For assessments to be meaningful, they must be accurate reflections of the student’s knowledge and competencies. To accurately interpret and communicate evaluations of student learning, the assessments must be both valid and reliable. Validity can be considered the ‘what’ and ‘how’ of assessment, while reliability addresses the ‘how well’ of an assessment (Johnson, 2012). An assessment is considered valid when it accurately measures what it is supposed to measure. A test with a high degree of validity has test items closely tied to the test’s focus. Reliability is the consistency of a test taker’s performance on a given assessment. For example, if a student took multiple assessments on different days and achieved the same score. The assessment would be considered reliable. Many factors can influence the reliability and include selecting specific questions, grading the assessment, and even the day and time the student took the assessment.
Authentic assessments, or performance-based assessments, are assessments that measure students’ “intellectual accomplishments that are worthwhile, significant, and meaningful (Newmann, Marks, & Gamoran, 1996). Authentic assessments are much more appropriate in the 21st-century classroom than traditional assessments because authentic assessments allow students to demonstrate their mastery of content and skills in an authentic, real-world setting.

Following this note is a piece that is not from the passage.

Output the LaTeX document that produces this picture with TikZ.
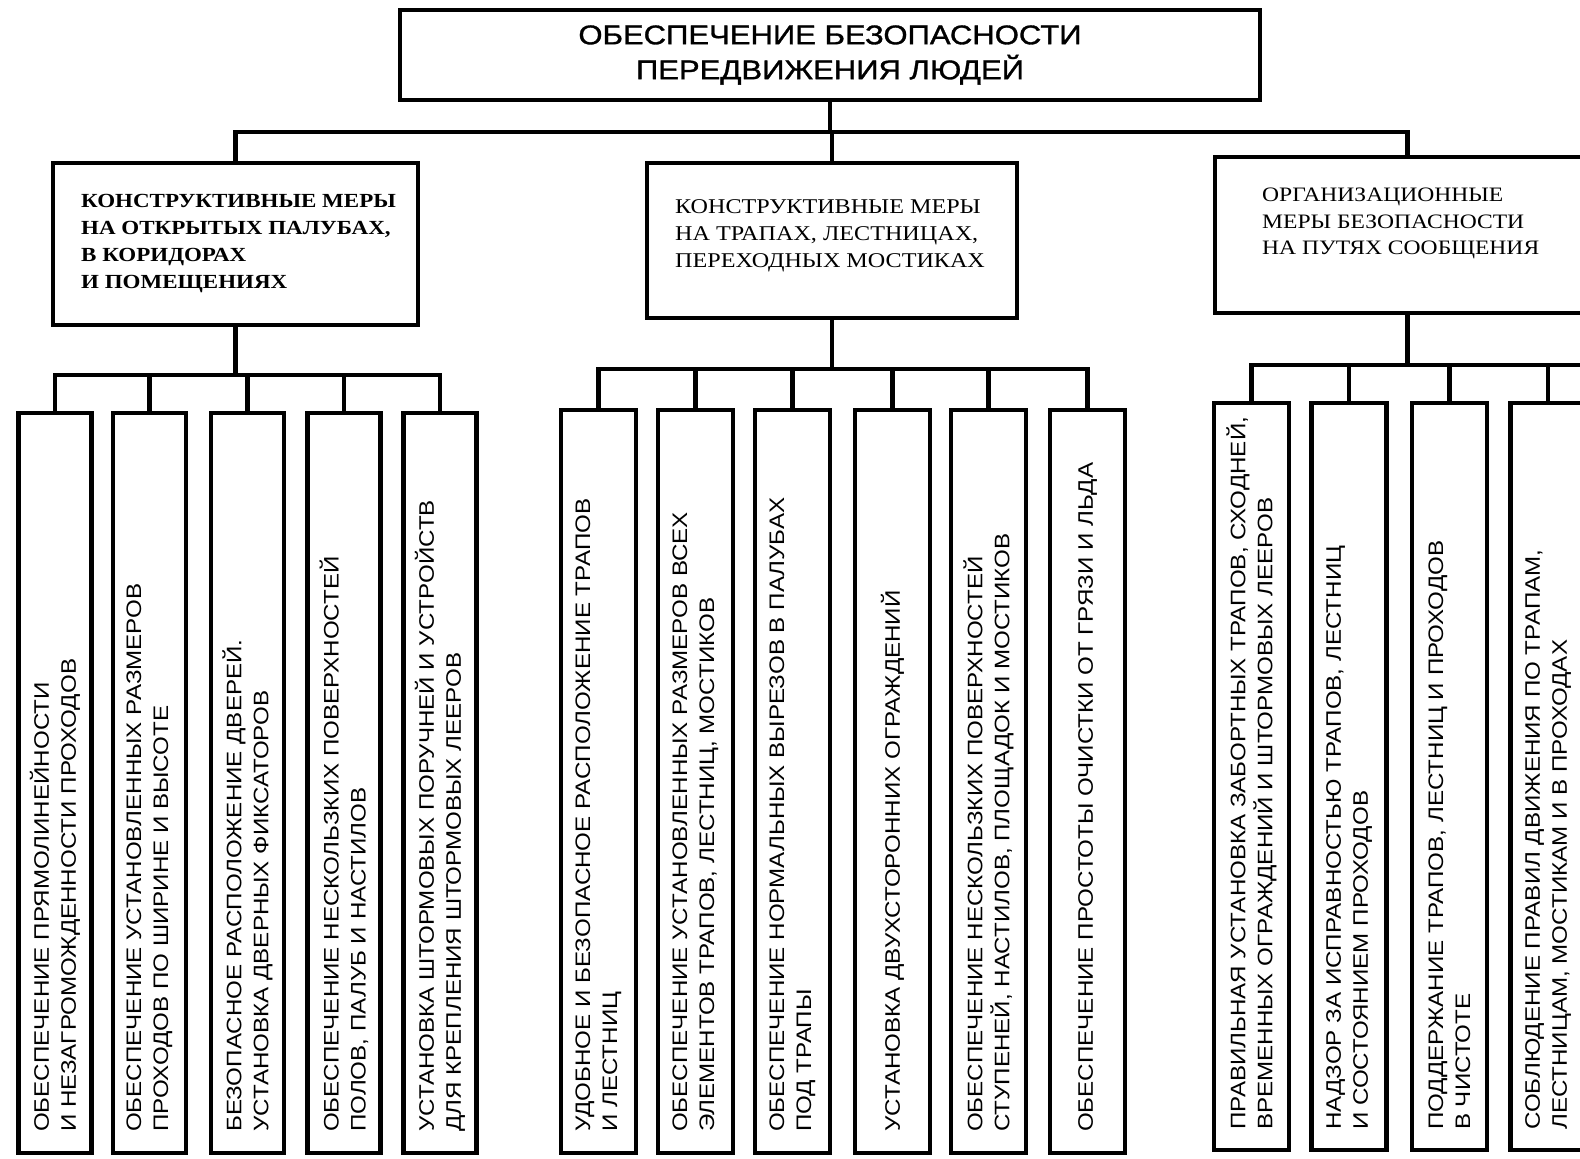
\documentclass[tikz,border=0pt]{standalone}
\usepackage{fontspec}
\newfontfamily\leaffont[FakeStretch=1.15]{Liberation Sans}
\newfontfamily\titlefont[FakeStretch=1.15,FakeBold=1.2]{Liberation Sans}
\newfontfamily\boxfont[FakeStretch=1.15]{Liberation Serif}
\begin{document}
\begin{tikzpicture}[x=1pt,y=-1pt,
  conn/.style={line width=4.5pt},
  box/.style={draw, line width=4.5pt, inner sep=0pt},
  leafA/.style={box, minimum width=73pt, minimum height=740pt},
  leafB/.style={box, minimum width=75pt, minimum height=743pt},
  leafC/.style={box, minimum width=75pt, minimum height=747pt},
  leaftext/.style={rotate=90, anchor=west, align=left, inner sep=0pt,
    font=\leaffont\fontsize{21}{27}\selectfont},
  gtext/.style={anchor=north west, align=left, inner sep=0pt,
    font=\boxfont\fontsize{21}{27}\selectfont}]
\useasboundingbox (0,0) rectangle (1580,1159);
\clip (0,0) rectangle (1580,1159);

% top
\node[box, minimum width=860pt, minimum height=90pt, align=center,
  font=\titlefont\fontsize{27}{35}\selectfont] (top) at (830,55)
  {ОБЕСПЕЧЕНИЕ БЕЗОПАСНОСТИ\\ПЕРЕДВИЖЕНИЯ ЛЮДЕЙ};

% second level
\node[box, minimum width=365pt, minimum height=162pt] (g1) at (235.5,244) {};
\node[gtext, font=\boxfont\bfseries\fontsize{20}{27}\selectfont] (g1t) at (81,194)
  {КОНСТРУКТИВНЫЕ МЕРЫ\\НА ОТКРЫТЫХ ПАЛУБАХ,\\В КОРИДОРАХ\\И ПОМЕЩЕНИЯХ};
\node[box, minimum width=370pt, minimum height=155pt] (g2) at (832,240.5) {};
\node[gtext] (g2t) at (675,199)
  {КОНСТРУКТИВНЫЕ МЕРЫ\\НА ТРАПАХ, ЛЕСТНИЦАХ,\\ПЕРЕХОДНЫХ МОСТИКАХ};
\node[box, minimum width=385pt, minimum height=156pt] (g3) at (1407.5,235) {};
\node[gtext, font=\boxfont\fontsize{20.5}{26.5}\selectfont] (g3t) at (1262,188)
  {ОРГАНИЗАЦИОННЫЕ\\МЕРЫ БЕЗОПАСНОСТИ\\НА ПУТЯХ СООБЩЕНИЯ};

% connectors level 1
\coordinate (bus0) at (0,132);
\draw[conn] (top.south) -- (top.south |- bus0);
\draw[conn] (g1.north) |- (bus0 -| g3.north) -- (g3.north);
\draw[conn] (g2.north) -- (g2.north |- bus0);

% group 1 leaves
\node[leafA] (a1) at (55,783) {};
\node[leafA] (a2) at (149.5,783) {};
\node[leafA] (a3) at (247.5,783) {};
\node[leafA] (a4) at (344,783) {};
\node[leafA] (a5) at (440,783) {};
\node[leaftext] (a1t) at (55,1132) {ОБЕСПЕЧЕНИЕ ПРЯМОЛИНЕЙНОСТИ\\И НЕЗАГРОМОЖДЕННОСТИ ПРОХОДОВ};
\node[leaftext] (a2t) at (149.5,1132) {ОБЕСПЕЧЕНИЕ УСТАНОВЛЕННЫХ РАЗМЕРОВ\\ПРОХОДОВ ПО ШИРИНЕ И ВЫСОТЕ};
\node[leaftext] (a3t) at (247.5,1132) {БЕЗОПАСНОЕ РАСПОЛОЖЕНИЕ ДВЕРЕЙ.\\УСТАНОВКА ДВЕРНЫХ ФИКСАТОРОВ};
\node[leaftext] (a4t) at (344,1132) {ОБЕСПЕЧЕНИЕ НЕСКОЛЬЗКИХ ПОВЕРХНОСТЕЙ\\ПОЛОВ, ПАЛУБ И НАСТИЛОВ};
\node[leaftext] (a5t) at (440,1132) {УСТАНОВКА ШТОРМОВЫХ ПОРУЧНЕЙ И УСТРОЙСТВ\\ДЛЯ КРЕПЛЕНИЯ ШТОРМОВЫХ ЛЕЕРОВ};

\coordinate (bus1) at (0,375);
\draw[conn] (g1.south) -- (g1.south |- bus1);
\draw[conn] (a1.north) |- (bus1 -| a5.north) -- (a5.north);
\foreach \n in {a2,a3,a4} \draw[conn] (\n.north) -- (\n.north |- bus1);

% group 2 leaves
\node[leafB] (b1) at (598.5,781.5) {};
\node[leafB] (b2) at (695.5,781.5) {};
\node[leafB] (b3) at (792.5,781.5) {};
\node[leafB] (b4) at (892.5,781.5) {};
\node[leafB] (b5) at (988.5,781.5) {};
\node[leafB] (b6) at (1087.5,781.5) {};
\node[leaftext] (b1t) at (598.5,1132) {УДОБНОЕ И БЕЗОПАСНОЕ РАСПОЛОЖЕНИЕ ТРАПОВ\\И ЛЕСТНИЦ};
\node[leaftext] (b2t) at (695.5,1132) {ОБЕСПЕЧЕНИЕ УСТАНОВЛЕННЫХ РАЗМЕРОВ ВСЕХ\\ЭЛЕМЕНТОВ ТРАПОВ, ЛЕСТНИЦ, МОСТИКОВ};
\node[leaftext] (b3t) at (792.5,1132) {ОБЕСПЕЧЕНИЕ НОРМАЛЬНЫХ ВЫРЕЗОВ В ПАЛУБАХ\\ПОД ТРАПЫ};
\node[leaftext] (b4t) at (892.5,1132) {УСТАНОВКА ДВУХСТОРОННИХ ОГРАЖДЕНИЙ};
\node[leaftext] (b5t) at (988.5,1132) {ОБЕСПЕЧЕНИЕ НЕСКОЛЬЗКИХ ПОВЕРХНОСТЕЙ\\СТУПЕНЕЙ, НАСТИЛОВ, ПЛОЩАДОК И МОСТИКОВ};
\node[leaftext] (b6t) at (1087.5,1132) {ОБЕСПЕЧЕНИЕ ПРОСТОТЫ ОЧИСТКИ ОТ ГРЯЗИ И ЛЬДА};

\coordinate (bus2) at (0,369);
\draw[conn] (g2.south) -- (g2.south |- bus2);
\draw[conn] (b1.north) |- (bus2 -| b6.north) -- (b6.north);
\foreach \n in {b2,b3,b4,b5} \draw[conn] (\n.north) -- (\n.north |- bus2);

% group 3 leaves
\node[leafC] (c1) at (1251.5,776.5) {};
\node[leafC] (c2) at (1349,776.5) {};
\node[leafC] (c3) at (1449.5,776.5) {};
\node[leafC] (c4) at (1548,776.5) {};
\node[leaftext] (c1t) at (1251.5,1130) {ПРАВИЛЬНАЯ УСТАНОВКА ЗАБОРТНЫХ ТРАПОВ, СХОДНЕЙ,\\ВРЕМЕННЫХ ОГРАЖДЕНИЙ И ШТОРМОВЫХ ЛЕЕРОВ};
\node[leaftext] (c2t) at (1349,1130) {НАДЗОР ЗА ИСПРАВНОСТЬЮ ТРАПОВ, ЛЕСТНИЦ\\И СОСТОЯНИЕМ ПРОХОДОВ};
\node[leaftext] (c3t) at (1449.5,1130) {ПОДДЕРЖАНИЕ ТРАПОВ, ЛЕСТНИЦ И ПРОХОДОВ\\В ЧИСТОТЕ};
\node[leaftext] (c4t) at (1548,1130) {СОБЛЮДЕНИЕ ПРАВИЛ ДВИЖЕНИЯ ПО ТРАПАМ,\\ЛЕСТНИЦАМ, МОСТИКАМ И В ПРОХОДАХ};

\coordinate (bus3) at (0,365);
\coordinate (c3end) at (1590,365);
\draw[conn] (g3.south) -- (g3.south |- bus3);
\draw[conn] (c1.north) |- (c3end);
\foreach \n in {c2,c3,c4} \draw[conn] (\n.north) -- (\n.north |- bus3);
\end{tikzpicture}
\end{document}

In other words, authentic assessments require students to exercise judgment, innovation, and creativity when applying what they have learned in a safe and supportive environment. Authentic assessments require higher-level thinking skills and more accurately reflect what practitioners in the field do. This is opposed to the low-level factual recall, common to traditional standardized tests (Wiggins & Mctighe, 2005). Authentic assessments are excellent ways for students to engage in complex problem solving and other 21st-century skills using various strategies such as role-playing, debates and simulations, project-based activities, extended research projects, experiments, case studies, and portfolios. Additionally, performance assessments are inherently multidisciplinary because they require students to examine issues from various theoretical and practical perspectives that extend beyond a particular discipline (Lombardi, 2007). However, there are drawbacks to using authentic assessments and include pushback from students who may find them challenging due to the high cognitive demand and student collaboration. Teachers may object to the increased time required to assess student learning and the lack of the resources needed to implement authentic assessments. However, with proper planning and foresight, many of these objections can be mitigated (Murphy, Fox, Freeman, & Hughes, 2017).